Extract each line of the material that follows exactly and omit its pictures.

--

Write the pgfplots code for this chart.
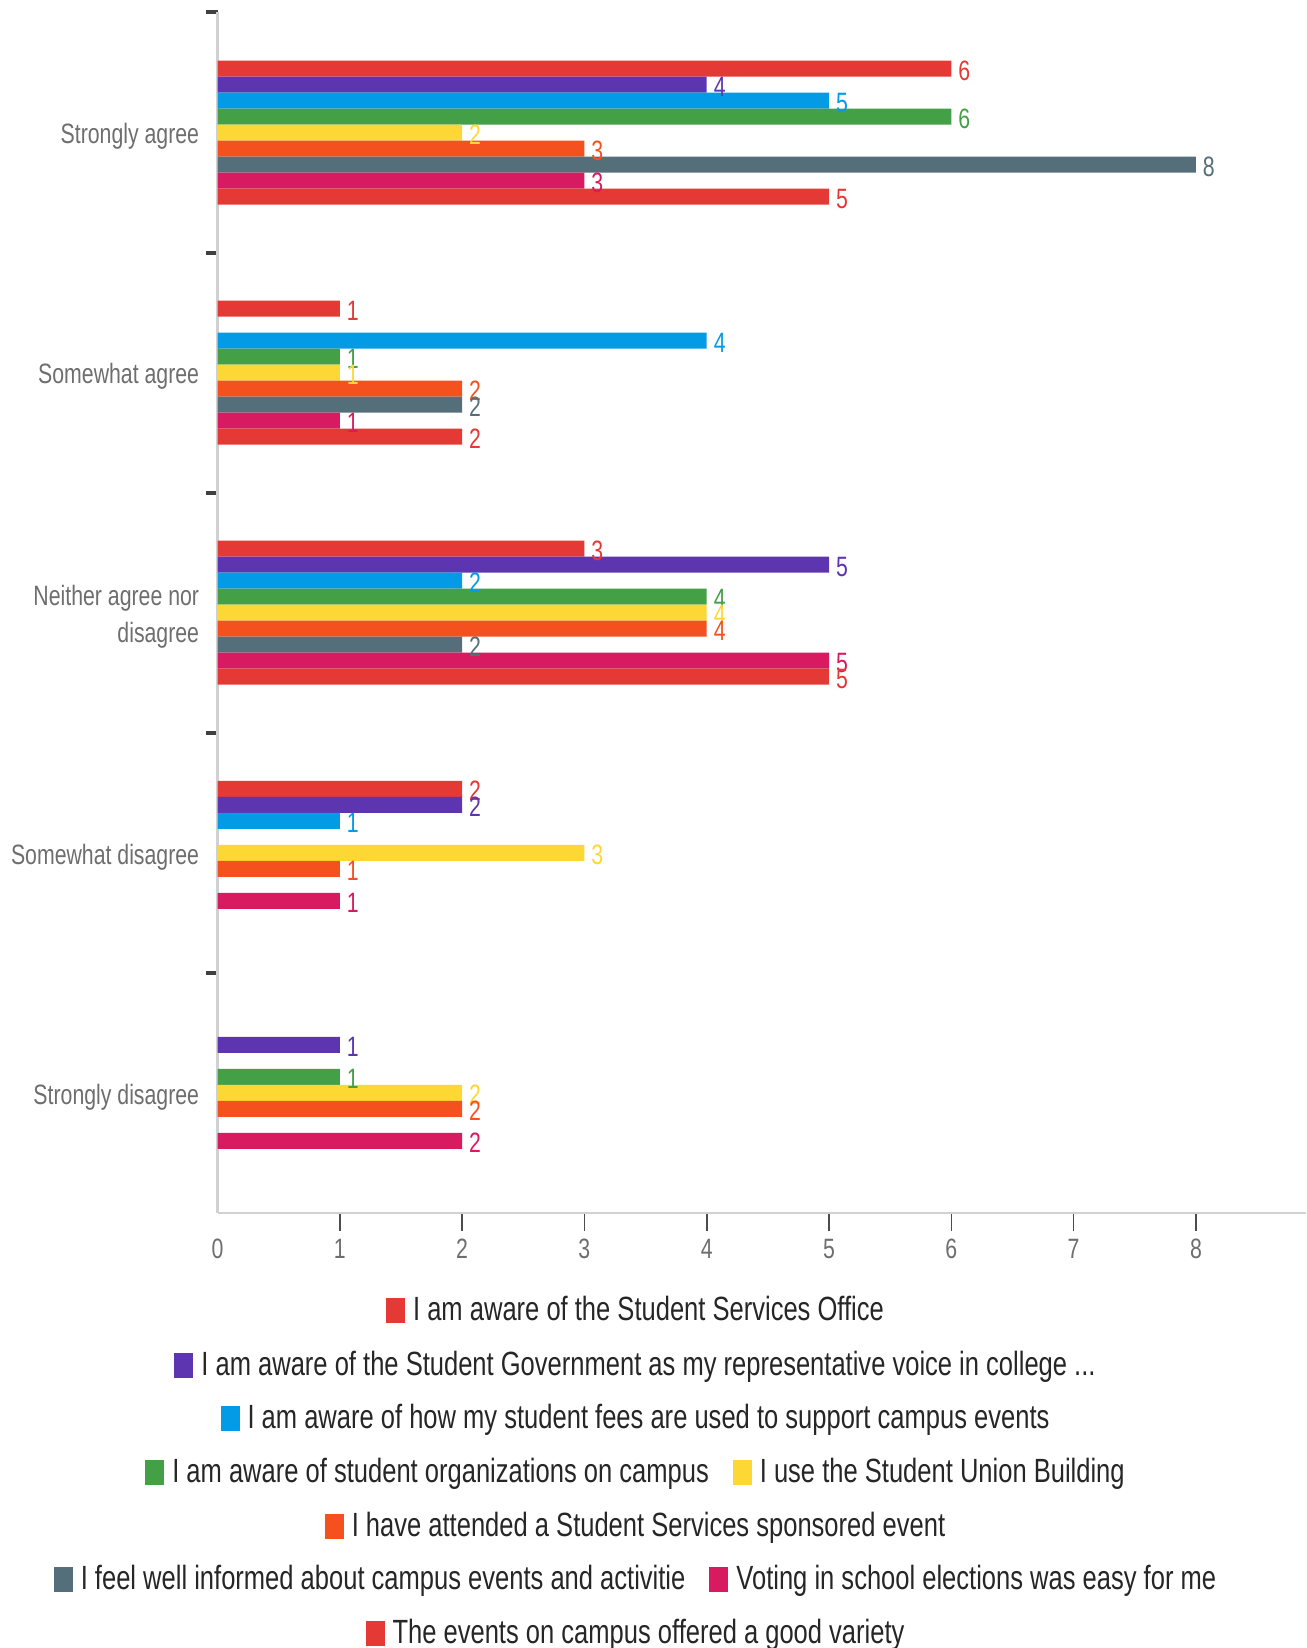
\documentclass[border=0pt]{standalone}
\usepackage{fontspec}
\setmainfont{Liberation Sans}[FakeStretch=0.76]
\usepackage{pgfplots}
\pgfplotsset{compat=1.18}
\definecolor{c1}{HTML}{E53935}
\definecolor{c2}{HTML}{5E35B1}
\definecolor{c3}{HTML}{039BE5}
\definecolor{c4}{HTML}{43A047}
\definecolor{c5}{HTML}{FDD835}
\definecolor{c6}{HTML}{F4511E}
\definecolor{c7}{HTML}{546E7A}
\definecolor{c8}{HTML}{D81B60}
\definecolor{c9}{HTML}{E53935}
\definecolor{labgray}{HTML}{6E6E6E}
\definecolor{legtext}{HTML}{262626}
\newcommand{\leg}[2]{{\color{#1}\rule[-1pt]{9.5pt}{12.5pt}}\hspace{4pt}#2}
\begin{document}
\begin{tikzpicture}
\path[use as bounding box] (0,0) rectangle (653pt,824pt);
\begin{axis}[
  at={(108.75pt,217.5pt)}, anchor=south west,
  scale only axis, width=544.25pt, height=600.25pt,
  xmin=0, xmax=8.9, ymin=-0.5, ymax=4.5,
  axis x line*=bottom, axis y line*=left,
  axis line style={draw=black!18, line width=1.3pt},
  xbar, bar width=8pt,
  xtick={1,...,8},
  extra x ticks={0},
  extra x tick style={major x tick style={draw=none}},
  ytick={0,...,4},
  yticklabels={Strongly disagree, Somewhat disagree, {Neither agree nor\\disagree}, Somewhat agree, Strongly agree},
  minor ytick={0.5,1.5,2.5,3.5,4.5},
  tick align=outside, major tick length=9pt, minor tick length=6pt,
  major y tick style={draw=none},
  minor y tick style={draw=black!75, line width=2pt},
  major x tick style={draw=black!70, line width=0.8pt},
  /pgf/number format/assume math mode=true,
  ticklabel style={font=\fontsize{14}{18.5}\selectfont, text=labgray},
  xticklabel style={yshift=-0.5pt},
  yticklabel style={align=right, inner sep=0pt, yshift=-2pt},
  nodes near coords,
  point meta=x,
  nodes near coords style={font=\fontsize{14}{14}\selectfont, anchor=west, yshift=-1pt, /pgf/number format/precision=0},
]
\addplot[fill=c1, draw=none, bar shift=32pt, every node near coord/.append style={text=c1}] coordinates {(6,4) (1,3) (3,2) (2,1)};
\addplot[fill=c2, draw=none, bar shift=24pt, every node near coord/.append style={text=c2}] coordinates {(4,4) (5,2) (2,1) (1,0)};
\addplot[fill=c3, draw=none, bar shift=16pt, every node near coord/.append style={text=c3}] coordinates {(5,4) (4,3) (2,2) (1,1)};
\addplot[fill=c4, draw=none, bar shift=8pt, every node near coord/.append style={text=c4}] coordinates {(6,4) (1,3) (4,2) (1,0)};
\addplot[fill=c5, draw=none, bar shift=0pt, every node near coord/.append style={text=c5}] coordinates {(2,4) (1,3) (4,2) (3,1) (2,0)};
\addplot[fill=c6, draw=none, bar shift=-8pt, every node near coord/.append style={text=c6}] coordinates {(3,4) (2,3) (4,2) (1,1) (2,0)};
\addplot[fill=c7, draw=none, bar shift=-16pt, every node near coord/.append style={text=c7}] coordinates {(8,4) (2,3) (2,2)};
\addplot[fill=c8, draw=none, bar shift=-24pt, every node near coord/.append style={text=c8}] coordinates {(3,4) (1,3) (5,2) (1,1) (2,0)};
\addplot[fill=c9, draw=none, bar shift=-32pt, every node near coord/.append style={text=c9}] coordinates {(5,4) (2,3) (5,2)};
\end{axis}
\begin{scope}[every node/.style={anchor=base, inner sep=0pt, text=legtext, font=\fontsize{16.8}{18}\selectfont}]
\node at (317.5pt,163.5pt) {\leg{c1}{I am aware of the Student Services Office}};
\node at (317.5pt,136pt) {\leg{c2}{I am aware of the Student Government as my representative voice in college ...}};
\node at (317.5pt,109.5pt) {\leg{c3}{I am aware of how my student fees are used to support campus events}};
\node at (317.5pt,82.5pt) {\leg{c4}{I am aware of student organizations on campus}\hspace{12pt}\leg{c5}{I use the Student Union Building}};
\node at (317.5pt,55.5pt) {\leg{c6}{I have attended a Student Services sponsored event}};
\node at (317.5pt,29pt) {\leg{c7}{I feel well informed about campus events and activitie}\hspace{12pt}\leg{c8}{Voting in school elections was easy for me}};
\node at (317.5pt,2pt) {\leg{c9}{The events on campus offered a good variety}};
\end{scope}
\end{tikzpicture}
\end{document}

--

RESPONSE TO THIS TASK:
Write the pgfplots code for this chart.
\documentclass[border=0pt]{standalone}
\usepackage{fontspec}
\setmainfont{Liberation Sans}[FakeStretch=0.76]
\usepackage{pgfplots}
\pgfplotsset{compat=1.18}
\definecolor{c1}{HTML}{E53935}
\definecolor{c2}{HTML}{5E35B1}
\definecolor{c3}{HTML}{039BE5}
\definecolor{c4}{HTML}{43A047}
\definecolor{c5}{HTML}{FDD835}
\definecolor{c6}{HTML}{F4511E}
\definecolor{c7}{HTML}{546E7A}
\definecolor{c8}{HTML}{D81B60}
\definecolor{c9}{HTML}{E53935}
\definecolor{labgray}{HTML}{6E6E6E}
\definecolor{legtext}{HTML}{262626}
\newcommand{\leg}[2]{{\color{#1}\rule[-1pt]{9.5pt}{12.5pt}}\hspace{4pt}#2}
\begin{document}
\begin{tikzpicture}
\path[use as bounding box] (0,0) rectangle (653pt,824pt);
\begin{axis}[
  at={(108.75pt,217.5pt)}, anchor=south west,
  scale only axis, width=544.25pt, height=600.25pt,
  xmin=0, xmax=8.9, ymin=-0.5, ymax=4.5,
  axis x line*=bottom, axis y line*=left,
  axis line style={draw=black!18, line width=1.3pt},
  xbar, bar width=8pt,
  xtick={1,...,8},
  extra x ticks={0},
  extra x tick style={major x tick style={draw=none}},
  ytick={0,...,4},
  yticklabels={Strongly disagree, Somewhat disagree, {Neither agree nor\\disagree}, Somewhat agree, Strongly agree},
  minor ytick={0.5,1.5,2.5,3.5,4.5},
  tick align=outside, major tick length=9pt, minor tick length=6pt,
  major y tick style={draw=none},
  minor y tick style={draw=black!75, line width=2pt},
  major x tick style={draw=black!70, line width=0.8pt},
  /pgf/number format/assume math mode=true,
  ticklabel style={font=\fontsize{14}{18.5}\selectfont, text=labgray},
  xticklabel style={yshift=-0.5pt},
  yticklabel style={align=right, inner sep=0pt, yshift=-2pt},
  nodes near coords,
  point meta=x,
  nodes near coords style={font=\fontsize{14}{14}\selectfont, anchor=west, yshift=-1pt, /pgf/number format/precision=0},
]
\addplot[fill=c1, draw=none, bar shift=32pt, every node near coord/.append style={text=c1}] coordinates {(6,4) (1,3) (3,2) (2,1)};
\addplot[fill=c2, draw=none, bar shift=24pt, every node near coord/.append style={text=c2}] coordinates {(4,4) (5,2) (2,1) (1,0)};
\addplot[fill=c3, draw=none, bar shift=16pt, every node near coord/.append style={text=c3}] coordinates {(5,4) (4,3) (2,2) (1,1)};
\addplot[fill=c4, draw=none, bar shift=8pt, every node near coord/.append style={text=c4}] coordinates {(6,4) (1,3) (4,2) (1,0)};
\addplot[fill=c5, draw=none, bar shift=0pt, every node near coord/.append style={text=c5}] coordinates {(2,4) (1,3) (4,2) (3,1) (2,0)};
\addplot[fill=c6, draw=none, bar shift=-8pt, every node near coord/.append style={text=c6}] coordinates {(3,4) (2,3) (4,2) (1,1) (2,0)};
\addplot[fill=c7, draw=none, bar shift=-16pt, every node near coord/.append style={text=c7}] coordinates {(8,4) (2,3) (2,2)};
\addplot[fill=c8, draw=none, bar shift=-24pt, every node near coord/.append style={text=c8}] coordinates {(3,4) (1,3) (5,2) (1,1) (2,0)};
\addplot[fill=c9, draw=none, bar shift=-32pt, every node near coord/.append style={text=c9}] coordinates {(5,4) (2,3) (5,2)};
\end{axis}
\begin{scope}[every node/.style={anchor=base, inner sep=0pt, text=legtext, font=\fontsize{16.8}{18}\selectfont}]
\node at (317.5pt,163.5pt) {\leg{c1}{I am aware of the Student Services Office}};
\node at (317.5pt,136pt) {\leg{c2}{I am aware of the Student Government as my representative voice in college ...}};
\node at (317.5pt,109.5pt) {\leg{c3}{I am aware of how my student fees are used to support campus events}};
\node at (317.5pt,82.5pt) {\leg{c4}{I am aware of student organizations on campus}\hspace{12pt}\leg{c5}{I use the Student Union Building}};
\node at (317.5pt,55.5pt) {\leg{c6}{I have attended a Student Services sponsored event}};
\node at (317.5pt,29pt) {\leg{c7}{I feel well informed about campus events and activitie}\hspace{12pt}\leg{c8}{Voting in school elections was easy for me}};
\node at (317.5pt,2pt) {\leg{c9}{The events on campus offered a good variety}};
\end{scope}
\end{tikzpicture}
\end{document}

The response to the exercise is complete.